Estamos ante una operación de propaganda que pasará a la historia del ‘marketing’ político.

/ 11 de junio de 2016 / 03:31

Dibujar un país en declive que necesita un caudillo, contra toda evidencia empírica. Ésa es la mayor genialidad de Donald Trump. Crear una gigantesca mentira, azuzarla de forma histérica y galoparla desenfrenadamente ante el electorado más ignorante. Una operación de propaganda que pasará a la historia del marketing político.

Vamos a hacer América grande otra vez, dice Donald Trump. Como si EEUU estuviera en declive. Un país que con solo el 4,3% de la población mundial representa el 22% del PIB mundial. Que ha salido de la crisis financiera antes que nadie y que tiene una tasa de paro inferior al 5%. Que lidera todos los sectores imaginables de la actividad económica: desde la investigación médica a la nanotecnología, pasando por la innovación militar y espacial.
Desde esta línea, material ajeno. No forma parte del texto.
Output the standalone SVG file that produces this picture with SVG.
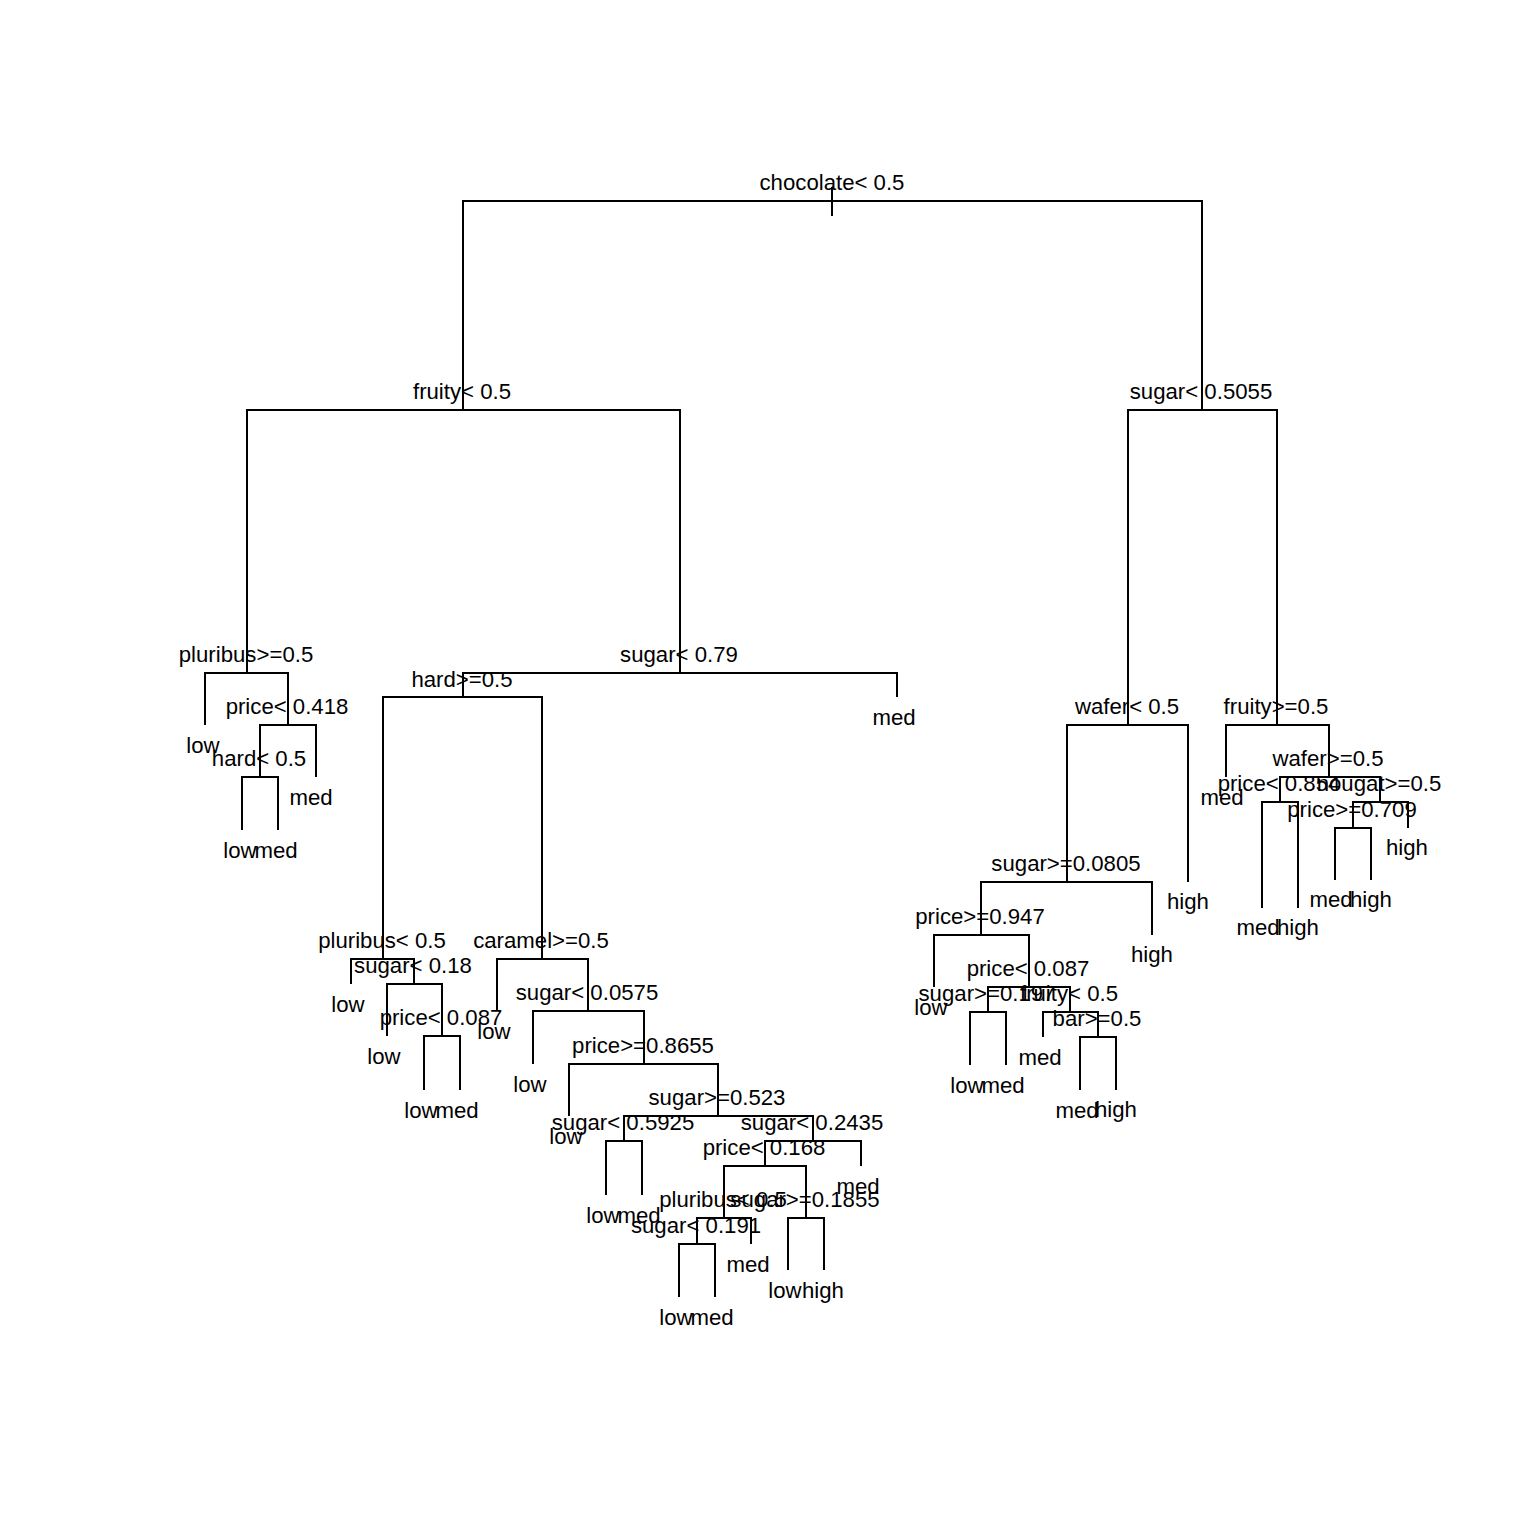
<svg xmlns="http://www.w3.org/2000/svg" width="1536" height="1536" viewBox="0 0 1536 1536">
<style>
.c{fill:none;stroke:#000;stroke-width:2;stroke-linecap:butt}
text{font-family:"Liberation Sans",Arial,sans-serif;font-size:22.2px;fill:#000;text-anchor:middle}
</style>
<rect width="1536" height="1536" fill="#fff"/>
<g id="connectors" class="c">
<path d="M832,187V216"/>
<path d="M832,201H463V410"/>
<path d="M832,201H1202V410"/>
<path d="M463,410H247V673"/>
<path d="M463,410H680V673"/>
<path d="M247,673H205V725"/>
<path d="M247,673H288V725"/>
<path d="M288,725H260V777"/>
<path d="M288,725H316V777"/>
<path d="M260,777H242V830"/>
<path d="M260,777H278V830"/>
<path d="M680,673H463V697"/>
<path d="M680,673H897V697"/>
<path d="M463,697H383V959"/>
<path d="M463,697H542V959"/>
<path d="M383,959H351V984"/>
<path d="M383,959H414V984"/>
<path d="M414,984H387V1036"/>
<path d="M414,984H442V1036"/>
<path d="M442,1036H424V1090"/>
<path d="M442,1036H460V1090"/>
<path d="M542,959H497V1011"/>
<path d="M542,959H588V1011"/>
<path d="M588,1011H533V1064"/>
<path d="M588,1011H644V1064"/>
<path d="M644,1064H569V1116"/>
<path d="M644,1064H718V1116"/>
<path d="M718,1116H624V1141"/>
<path d="M718,1116H813V1141"/>
<path d="M624,1141H606V1195"/>
<path d="M624,1141H642V1195"/>
<path d="M813,1141H765V1166"/>
<path d="M813,1141H861V1166"/>
<path d="M765,1166H724V1218"/>
<path d="M765,1166H806V1218"/>
<path d="M724,1218H697V1244"/>
<path d="M724,1218H751V1244"/>
<path d="M697,1244H679V1297"/>
<path d="M697,1244H715V1297"/>
<path d="M806,1218H788V1270"/>
<path d="M806,1218H824V1270"/>
<path d="M1202,410H1128V725"/>
<path d="M1202,410H1277V725"/>
<path d="M1128,725H1067V882"/>
<path d="M1128,725H1188V882"/>
<path d="M1067,882H981V935"/>
<path d="M1067,882H1152V935"/>
<path d="M981,935H934V987"/>
<path d="M981,935H1029V987"/>
<path d="M1029,987H988V1012"/>
<path d="M1029,987H1070V1012"/>
<path d="M988,1012H970V1065"/>
<path d="M988,1012H1006V1065"/>
<path d="M1070,1012H1043V1037"/>
<path d="M1070,1012H1098V1037"/>
<path d="M1098,1037H1080V1090"/>
<path d="M1098,1037H1116V1090"/>
<path d="M1277,725H1226V777"/>
<path d="M1277,725H1329V777"/>
<path d="M1329,777H1280V802"/>
<path d="M1329,777H1380V802"/>
<path d="M1280,802H1262V908"/>
<path d="M1280,802H1298V908"/>
<path d="M1380,802H1353V828"/>
<path d="M1380,802H1408V828"/>
<path d="M1353,828H1335V880"/>
<path d="M1353,828H1371V880"/>
</g>
<g id="n1"><text x="832" y="190">chocolate&lt; 0.5</text></g>
<g id="n2"><text x="462" y="399">fruity&lt; 0.5</text></g>
<g id="n3"><text x="1201" y="399">sugar&lt; 0.5055</text></g>
<g id="n4"><text x="246" y="662">pluribus&gt;=0.5</text></g>
<g id="n5"><text x="679" y="662">sugar&lt; 0.79</text></g>
<g id="n8"><text x="203" y="753">low</text></g>
<g id="n9"><text x="287" y="714">price&lt; 0.418</text></g>
<g id="n18"><text x="259" y="766">hard&lt; 0.5</text></g>
<g id="n36"><text x="240" y="858">low</text></g>
<g id="n37"><text x="276" y="858">med</text></g>
<g id="n19"><text x="311" y="805">med</text></g>
<g id="n10"><text x="462" y="687">hard&gt;=0.5</text></g>
<g id="n11"><text x="894" y="725">med</text></g>
<g id="n20"><text x="382" y="948">pluribus&lt; 0.5</text></g>
<g id="n40"><text x="348" y="1012">low</text></g>
<g id="n41"><text x="413" y="973">sugar&lt; 0.18</text></g>
<g id="n82"><text x="384" y="1064">low</text></g>
<g id="n83"><text x="441" y="1025">price&lt; 0.087</text></g>
<g id="n166"><text x="421" y="1118">low</text></g>
<g id="n167"><text x="457" y="1118">med</text></g>
<g id="n21"><text x="541" y="948">caramel&gt;=0.5</text></g>
<g id="n42"><text x="494" y="1039">low</text></g>
<g id="n43"><text x="587" y="1000">sugar&lt; 0.0575</text></g>
<g id="n86"><text x="530" y="1092">low</text></g>
<g id="n87"><text x="643" y="1053">price&gt;=0.8655</text></g>
<g id="n174"><text x="566" y="1144">low</text></g>
<g id="n175"><text x="717" y="1105">sugar&gt;=0.523</text></g>
<g id="n350"><text x="623" y="1130">sugar&lt; 0.5925</text></g>
<g id="n700"><text x="603" y="1223">low</text></g>
<g id="n701"><text x="639" y="1223">med</text></g>
<g id="n351"><text x="812" y="1130">sugar&lt; 0.2435</text></g>
<g id="n702"><text x="764" y="1155">price&lt; 0.168</text></g>
<g id="n1404"><text x="723" y="1207">pluribus&lt; 0.5</text></g>
<g id="n2808"><text x="696" y="1233">sugar&lt; 0.191</text></g>
<g id="n5616"><text x="676" y="1325">low</text></g>
<g id="n5617"><text x="712" y="1325">med</text></g>
<g id="n2809"><text x="748" y="1272">med</text></g>
<g id="n1405"><text x="805" y="1207">sugar&gt;=0.1855</text></g>
<g id="n2810"><text x="785" y="1298">low</text></g>
<g id="n2811"><text x="823" y="1298">high</text></g>
<g id="n703"><text x="858" y="1194">med</text></g>
<g id="n6"><text x="1127" y="714">wafer&lt; 0.5</text></g>
<g id="n7"><text x="1276" y="714">fruity&gt;=0.5</text></g>
<g id="n12"><text x="1066" y="871">sugar&gt;=0.0805</text></g>
<g id="n13"><text x="1188" y="909">high</text></g>
<g id="n24"><text x="980" y="924">price&gt;=0.947</text></g>
<g id="n25"><text x="1152" y="962">high</text></g>
<g id="n48"><text x="931" y="1015">low</text></g>
<g id="n49"><text x="1028" y="976">price&lt; 0.087</text></g>
<g id="n98"><text x="987" y="1001">sugar&gt;=0.197</text></g>
<g id="n196"><text x="967" y="1093">low</text></g>
<g id="n197"><text x="1003" y="1093">med</text></g>
<g id="n99"><text x="1069" y="1001">fruity&lt; 0.5</text></g>
<g id="n198"><text x="1040" y="1065">med</text></g>
<g id="n199"><text x="1097" y="1026">bar&gt;=0.5</text></g>
<g id="n398"><text x="1077" y="1118">med</text></g>
<g id="n399"><text x="1116" y="1117">high</text></g>
<g id="n14"><text x="1222" y="805">med</text></g>
<g id="n15"><text x="1328" y="766">wafer&gt;=0.5</text></g>
<g id="n30"><text x="1279" y="791">price&lt; 0.854</text></g>
<g id="n60"><text x="1258" y="935">med</text></g>
<g id="n61"><text x="1298" y="935">high</text></g>
<g id="n31"><text x="1379" y="791">nougat&gt;=0.5</text></g>
<g id="n62"><text x="1352" y="817">price&gt;=0.709</text></g>
<g id="n124"><text x="1331" y="907">med</text></g>
<g id="n125"><text x="1371" y="907">high</text></g>
<g id="n63"><text x="1407" y="855">high</text></g>
</svg>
EEUU lidera, además,  dos revoluciones clave: la energética, donde ha logrado la autosuficiencia; y la digital, donde va por delante de todos. Las 10 empresas más grandes del mundo son estadounidenses y su moneda es la reserva que usan todos los países del mundo. Sus universidades no tienen rival. Su idioma se ha impuesto como lengua franca y domina hasta la industria del entretenimiento.
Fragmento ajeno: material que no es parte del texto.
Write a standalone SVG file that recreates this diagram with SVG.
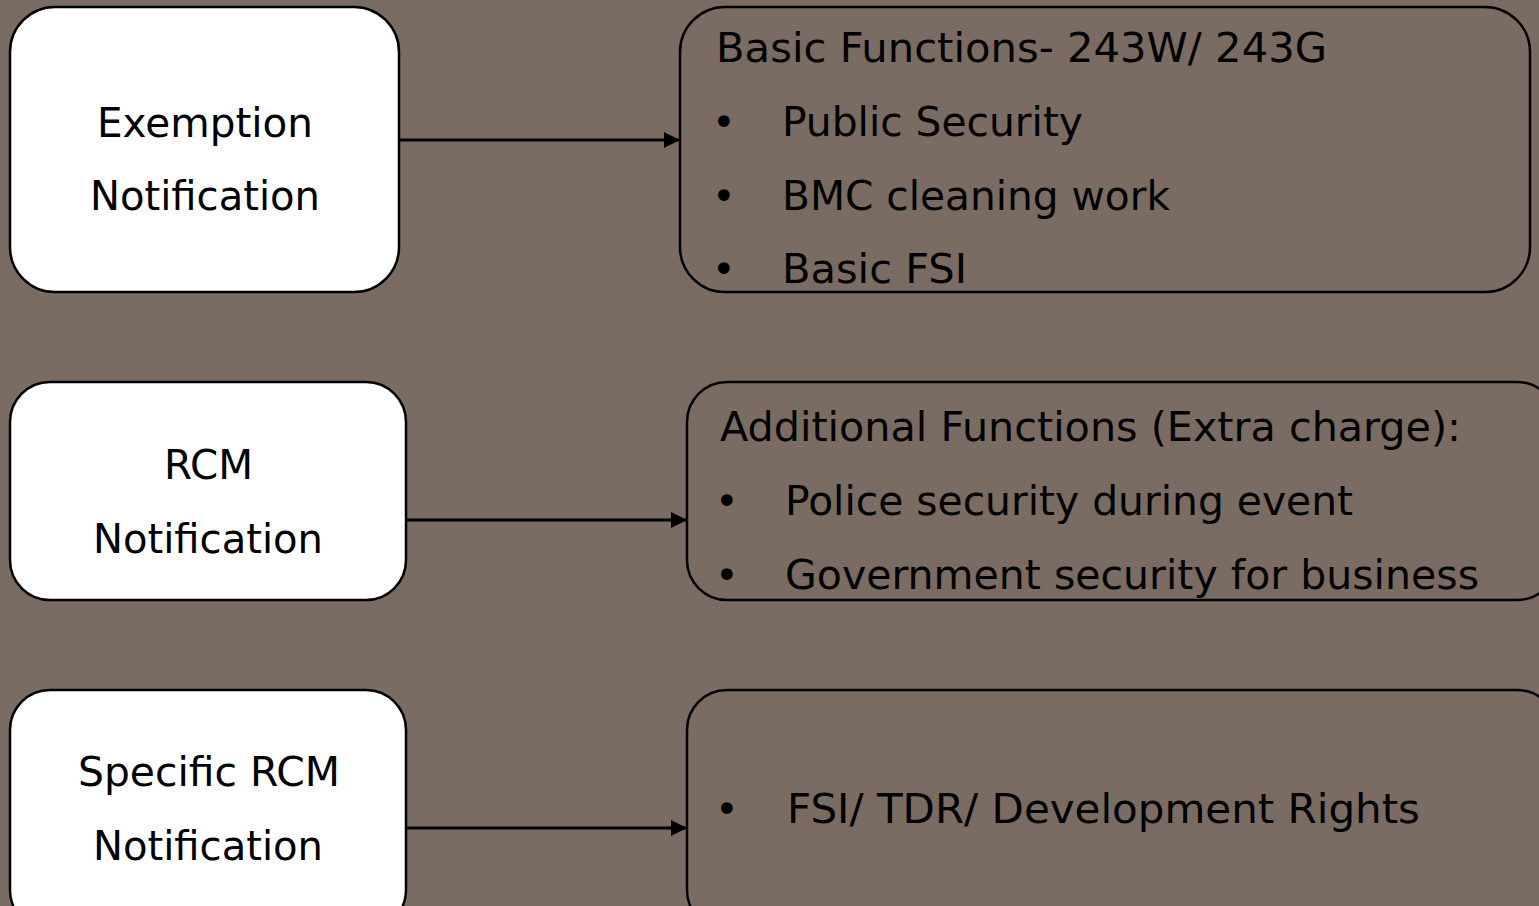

Vamos a hacer que respeten a América, dice Trump. Un país que a pesar de sus colosales errores en política exterior, léase Irak, cuenta con acuerdos de seguridad, aliados y bases militares por todo el planeta, desde Japón a Australia, pasando por Alemania o España. EEUU representa el 50% del gasto militar mundial, más que todos sus rivales juntos. Con 10 portaaviones (China tiene solo uno y en pruebas) patrulla todos los océanos y garantiza los flujos comerciales que alimentan la globalización. Sufrió un atentado colosal en 2001, pero su capacidad de protegerse de subsiguientes ataques es y sigue siendo incomparable.
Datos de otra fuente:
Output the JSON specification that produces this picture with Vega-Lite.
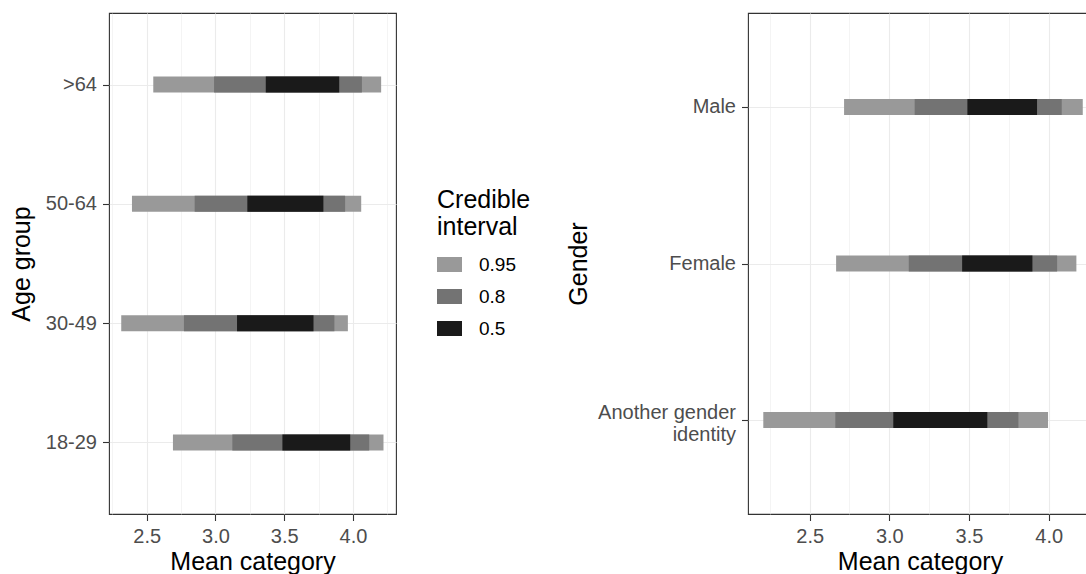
{
  "$schema": "https://vega.github.io/schema/vega-lite/v6.json",
  "padding": {"left": 8, "top": 12, "right": 0, "bottom": 0},
  "datasets": {
    "age": [
      {"group": ">64", "interval": "0.95", "lower": 2.548, "upper": 4.205},
      {"group": ">64", "interval": "0.8", "lower": 2.99, "upper": 4.065},
      {"group": ">64", "interval": "0.5", "lower": 3.366, "upper": 3.9},
      {"group": "50-64", "interval": "0.95", "lower": 2.393, "upper": 4.06},
      {"group": "50-64", "interval": "0.8", "lower": 2.849, "upper": 3.943},
      {"group": "50-64", "interval": "0.5", "lower": 3.232, "upper": 3.785},
      {"group": "30-49", "interval": "0.95", "lower": 2.315, "upper": 3.963},
      {"group": "30-49", "interval": "0.8", "lower": 2.771, "upper": 3.865},
      {"group": "30-49", "interval": "0.5", "lower": 3.157, "upper": 3.713},
      {"group": "18-29", "interval": "0.95", "lower": 2.691, "upper": 4.222},
      {"group": "18-29", "interval": "0.8", "lower": 3.123, "upper": 4.118},
      {"group": "18-29", "interval": "0.5", "lower": 3.487, "upper": 3.98}
    ],
    "gender": [
      {"group": "Male", "interval": "0.95", "lower": 2.716, "upper": 4.214},
      {"group": "Male", "interval": "0.8", "lower": 3.159, "upper": 4.082},
      {"group": "Male", "interval": "0.5", "lower": 3.49, "upper": 3.927},
      {"group": "Female", "interval": "0.95", "lower": 2.666, "upper": 4.174},
      {"group": "Female", "interval": "0.8", "lower": 3.122, "upper": 4.053},
      {"group": "Female", "interval": "0.5", "lower": 3.457, "upper": 3.898},
      {"group": "Another gender identity", "interval": "0.95", "lower": 2.209, "upper": 3.996},
      {"group": "Another gender identity", "interval": "0.8", "lower": 2.661, "upper": 3.81},
      {"group": "Another gender identity", "interval": "0.5", "lower": 3.025, "upper": 3.615}
    ]
  },
  "config": {
    "font": "Liberation Sans",
    "view": {"stroke": "#333333", "strokeWidth": 1.1},
    "axis": {
      "domain": false,
      "tickColor": "#333333",
      "tickSize": 6.5,
      "tickWidth": 1.1,
      "labelColor": "#4d4d4d",
      "labelFontSize": 20,
      "labelPadding": 6,
      "titleFontSize": 25,
      "titleFontWeight": "normal",
      "titleColor": "#000000",
      "gridColor": "#ebebeb",
      "gridWidth": 1.1
    },
    "legend": {
      "titleFontSize": 25,
      "titleFontWeight": "normal",
      "titleColor": "#000000",
      "titleLineHeight": 27,
      "labelFontSize": 19,
      "labelColor": "#000000"
    }
  },
  "hconcat": [
    {
      "width": 287,
      "height": 501,
      "data": {"name": "age"},
      "mark": {"type": "bar", "height": 16},
      "encoding": {
        "y": {
          "field": "group",
          "type": "nominal",
          "sort": [">64", "50-64", "30-49", "18-29"],
          "scale": {"type": "point", "padding": 0.6},
          "title": "Age group",
          "axis": {"titlePadding": 11, "grid": true}
        },
        "x": {
          "field": "lower",
          "type": "quantitative",
          "scale": {"domain": [2.226, 4.313], "nice": false, "zero": false},
          "title": "Mean category",
          "axis": {
            "values": [2.25, 2.5, 2.75, 3, 3.25, 3.5, 3.75, 4, 4.25],
            "labelExpr": "round(datum.value * 4) % 2 == 1 ? '' : format(datum.value, '.1f')",
            "tickOpacity": {"condition": {"test": "round(datum.value * 4) % 2 == 1", "value": 0}, "value": 1},
            "gridWidth": {"condition": {"test": "round(datum.value * 4) % 2 == 1", "value": 0.55}, "value": 1.1},
            "titlePadding": 3
          }
        },
        "x2": {"field": "upper"},
        "color": {
          "field": "interval",
          "type": "nominal",
          "scale": {"domain": ["0.95", "0.8", "0.5"], "range": ["#999999", "#737373", "#1a1a1a"]},
          "legend": {
            "title": ["Credible", "interval"],
            "orient": "none",
            "legendX": 328,
            "legendY": 175,
            "symbolType": "M-1,-0.6H1V0.6H-1Z",
            "symbolSize": 625,
            "symbolStrokeWidth": 0,
            "symbolOpacity": 1,
            "labelOffset": 17,
            "rowPadding": 9,
            "titlePadding": 12
          }
        }
      }
    },
    {
      "width": 344,
      "height": 501,
      "data": {"name": "gender"},
      "mark": {"type": "bar", "height": 16},
      "encoding": {
        "y": {
          "field": "group",
          "type": "nominal",
          "sort": ["Male", "Female", "Another gender identity"],
          "scale": {"type": "point", "padding": 0.6},
          "title": "Gender",
          "axis": {
            "titlePadding": 6,
            "grid": true,
            "labelExpr": "datum.label == 'Another gender identity' ? ['Another gender', 'identity'] : datum.label",
            "labelLineHeight": 22,
            "labelOffset": {"condition": {"test": "datum.label == 'Another gender identity'", "value": -8}, "value": 0}
          }
        },
        "x": {
          "field": "lower",
          "type": "quantitative",
          "scale": {"domain": [2.113, 4.272], "nice": false, "zero": false},
          "title": "Mean category",
          "axis": {
            "values": [2.25, 2.5, 2.75, 3, 3.25, 3.5, 3.75, 4, 4.25],
            "labelExpr": "round(datum.value * 4) % 2 == 1 ? '' : format(datum.value, '.1f')",
            "tickOpacity": {"condition": {"test": "round(datum.value * 4) % 2 == 1", "value": 0}, "value": 1},
            "gridWidth": {"condition": {"test": "round(datum.value * 4) % 2 == 1", "value": 0.55}, "value": 1.1},
            "titlePadding": 3
          }
        },
        "x2": {"field": "upper"},
        "color": {
          "field": "interval",
          "type": "nominal",
          "scale": {"domain": ["0.95", "0.8", "0.5"], "range": ["#999999", "#737373", "#1a1a1a"]},
          "legend": null
        }
      }
    }
  ],
  "spacing": 34,
  "resolve": {"scale": {"color": "independent"}, "legend": {"color": "independent"}}
}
Vamos a construir un muro con México, dice Trump. Pero EEUU es el país del mundo que mejor y más rápido integra a los inmigrantes y que cuenta con el mercado de trabajo más dinámico y abierto del mundo. Un país con un presidente afroamericano y una identidad tan dúctil que cualquiera puede hacerse americano en cualquier momento. La envidia de cualquiera. Trumperías, tonterías contadas por Trump. Para el diccionario del populismo.